> Collected material
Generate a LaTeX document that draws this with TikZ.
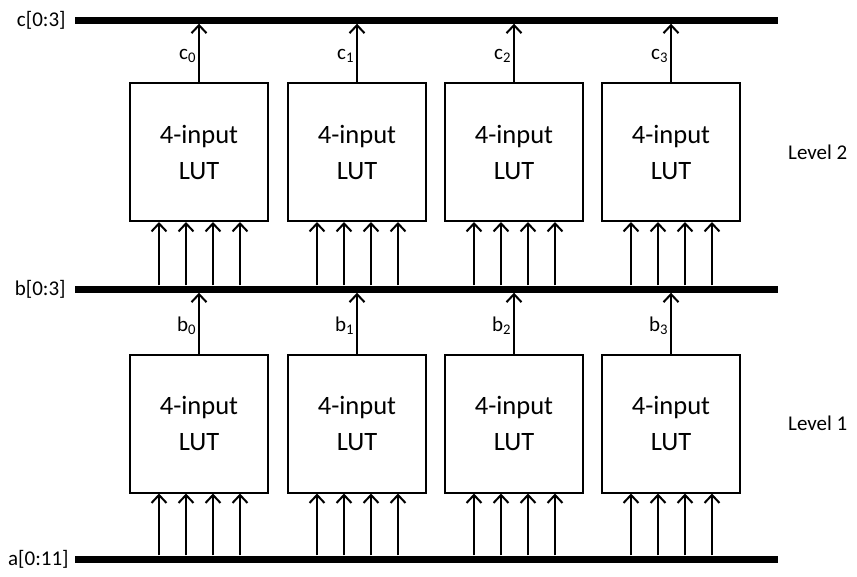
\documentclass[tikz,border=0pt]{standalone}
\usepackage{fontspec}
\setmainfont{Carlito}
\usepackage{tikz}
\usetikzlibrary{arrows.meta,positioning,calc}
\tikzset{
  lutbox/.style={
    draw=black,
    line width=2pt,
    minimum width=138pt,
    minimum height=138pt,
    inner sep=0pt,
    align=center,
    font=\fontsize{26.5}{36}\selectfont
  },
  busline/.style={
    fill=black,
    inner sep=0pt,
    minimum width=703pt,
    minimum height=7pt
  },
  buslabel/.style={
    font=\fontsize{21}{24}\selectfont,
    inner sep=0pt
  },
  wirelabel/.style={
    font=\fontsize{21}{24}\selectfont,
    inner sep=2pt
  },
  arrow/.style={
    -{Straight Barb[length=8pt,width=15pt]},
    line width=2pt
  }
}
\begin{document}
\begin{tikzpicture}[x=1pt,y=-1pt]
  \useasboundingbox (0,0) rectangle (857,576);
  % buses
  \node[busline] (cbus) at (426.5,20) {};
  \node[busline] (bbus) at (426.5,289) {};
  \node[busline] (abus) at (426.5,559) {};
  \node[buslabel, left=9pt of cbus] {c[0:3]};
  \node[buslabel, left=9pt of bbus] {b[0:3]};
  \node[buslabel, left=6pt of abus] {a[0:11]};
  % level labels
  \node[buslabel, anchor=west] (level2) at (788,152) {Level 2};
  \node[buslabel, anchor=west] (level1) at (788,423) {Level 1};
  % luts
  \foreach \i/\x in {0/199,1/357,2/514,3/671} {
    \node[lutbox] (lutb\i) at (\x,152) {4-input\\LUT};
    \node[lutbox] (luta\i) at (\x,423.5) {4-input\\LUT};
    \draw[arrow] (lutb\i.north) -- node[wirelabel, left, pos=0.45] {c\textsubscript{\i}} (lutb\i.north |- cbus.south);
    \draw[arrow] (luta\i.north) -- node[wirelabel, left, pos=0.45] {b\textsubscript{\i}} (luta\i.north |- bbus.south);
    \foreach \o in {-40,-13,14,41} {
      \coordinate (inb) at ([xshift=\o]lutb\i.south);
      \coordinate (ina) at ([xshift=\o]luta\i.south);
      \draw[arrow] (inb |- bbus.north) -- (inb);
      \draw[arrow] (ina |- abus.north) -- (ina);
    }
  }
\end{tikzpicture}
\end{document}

> Problem to work on
Write out the listing above again, exactly, but with no pictures in the copy.

> Final result
Generate a LaTeX document that draws this with TikZ.
\documentclass[tikz,border=0pt]{standalone}
\usepackage{fontspec}
\setmainfont{Carlito}
\usepackage{tikz}
\usetikzlibrary{arrows.meta,positioning,calc}
\tikzset{
  lutbox/.style={
    draw=black,
    line width=2pt,
    minimum width=138pt,
    minimum height=138pt,
    inner sep=0pt,
    align=center,
    font=\fontsize{26.5}{36}\selectfont
  },
  busline/.style={
    fill=black,
    inner sep=0pt,
    minimum width=703pt,
    minimum height=7pt
  },
  buslabel/.style={
    font=\fontsize{21}{24}\selectfont,
    inner sep=0pt
  },
  wirelabel/.style={
    font=\fontsize{21}{24}\selectfont,
    inner sep=2pt
  },
  arrow/.style={
    -{Straight Barb[length=8pt,width=15pt]},
    line width=2pt
  }
}
\begin{document}
\begin{tikzpicture}[x=1pt,y=-1pt]
  \useasboundingbox (0,0) rectangle (857,576);
  % buses
  \node[busline] (cbus) at (426.5,20) {};
  \node[busline] (bbus) at (426.5,289) {};
  \node[busline] (abus) at (426.5,559) {};
  \node[buslabel, left=9pt of cbus] {c[0:3]};
  \node[buslabel, left=9pt of bbus] {b[0:3]};
  \node[buslabel, left=6pt of abus] {a[0:11]};
  % level labels
  \node[buslabel, anchor=west] (level2) at (788,152) {Level 2};
  \node[buslabel, anchor=west] (level1) at (788,423) {Level 1};
  % luts
  \foreach \i/\x in {0/199,1/357,2/514,3/671} {
    \node[lutbox] (lutb\i) at (\x,152) {4-input\\LUT};
    \node[lutbox] (luta\i) at (\x,423.5) {4-input\\LUT};
    \draw[arrow] (lutb\i.north) -- node[wirelabel, left, pos=0.45] {c\textsubscript{\i}} (lutb\i.north |- cbus.south);
    \draw[arrow] (luta\i.north) -- node[wirelabel, left, pos=0.45] {b\textsubscript{\i}} (luta\i.north |- bbus.south);
    \foreach \o in {-40,-13,14,41} {
      \coordinate (inb) at ([xshift=\o]lutb\i.south);
      \coordinate (ina) at ([xshift=\o]luta\i.south);
      \draw[arrow] (inb |- bbus.north) -- (inb);
      \draw[arrow] (ina |- abus.north) -- (ina);
    }
  }
\end{tikzpicture}
\end{document}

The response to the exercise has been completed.